The relatively peaceful legislative elections, coupled with early
poll results that indicate the incumbent President Susilo Bambang
Yudhoyono may likely be re-elected, have received positive responses
from the market.
The Jakarta Composite Index jumped 11.8 percent in the last two
weeks, while the rupiah gained 7.1 percent this month, making it Asia’s
best-performing currency. Despite the global crisis, the Indonesia
economy is expected to keep growing by between 4 and 4.5 percent this
year, relatively better than neighboring countries, where the economies
may contract.
The Finance Ministry estimates the economy grew by between 4.3
percent and 4.8 percent in the first quarter of this year. The Central
Statistics Agency (BPS) will announce the official figure in May.

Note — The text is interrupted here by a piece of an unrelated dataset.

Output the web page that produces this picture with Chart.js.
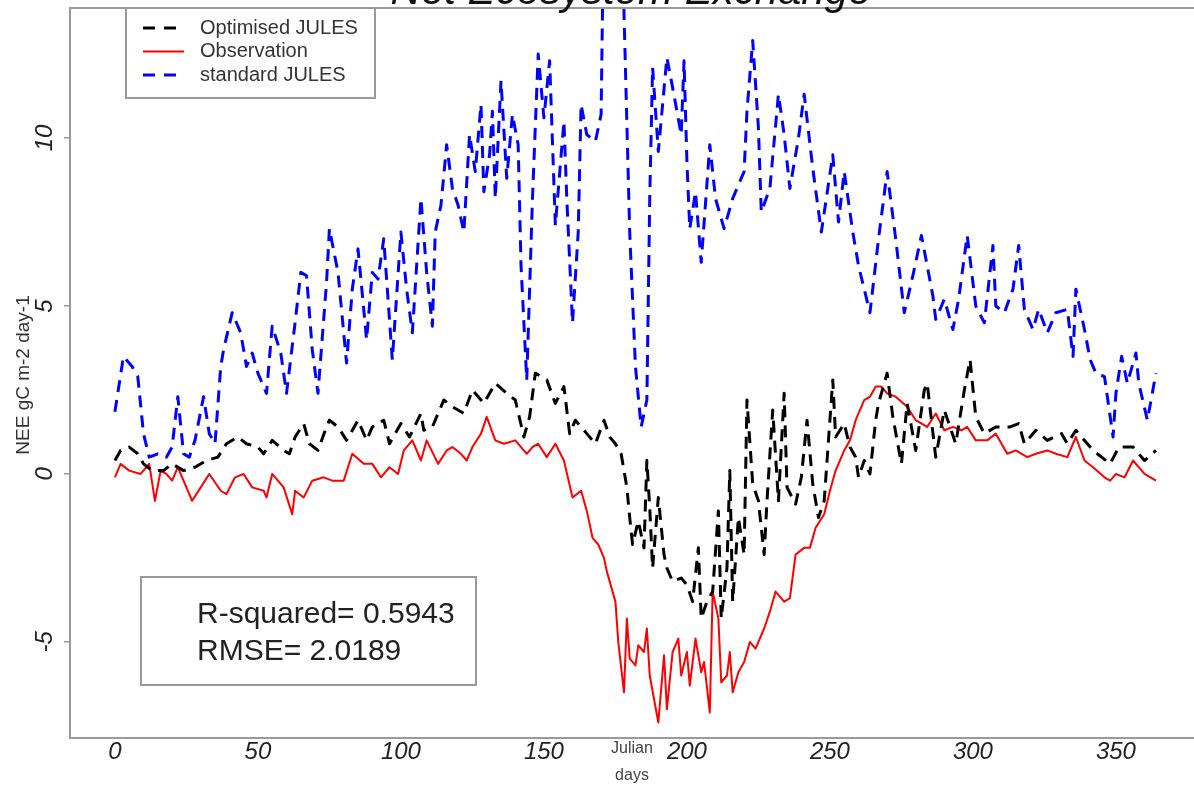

However, stock market analyst Felix Sindhunata suggested a touch
of caution, warning it was still not clear who would run the
administration for the next five years. “We must wait at least until the
presidential election in July.”
Despite the encouraging outlook on investor confidence in the
Indonesian market, the ING survey also showed the investor sentiment
index for Indonesia fell to 96 in the first quarter of this year from
109 in the fourth quarter last year, as investors were taking a
conservative investment approach in the face of the worsening global
economy. “It’s not surprising to see Indonesian investors remain
conservative in their investment approach. This is after all not the
first crisis to hit Indonesia, and most investors have learned their
lesson,” Scholten said.
Some of investors’ views:
* 56 percent of Indonesian investors take a balanced investment strategy
and continue to look for medium- to long-term growth with stable return.
* 51 percent do not know what investment decision to take and 32 percent
claim they will invest less and reserve more cash.
* 83 percent are worried about job security.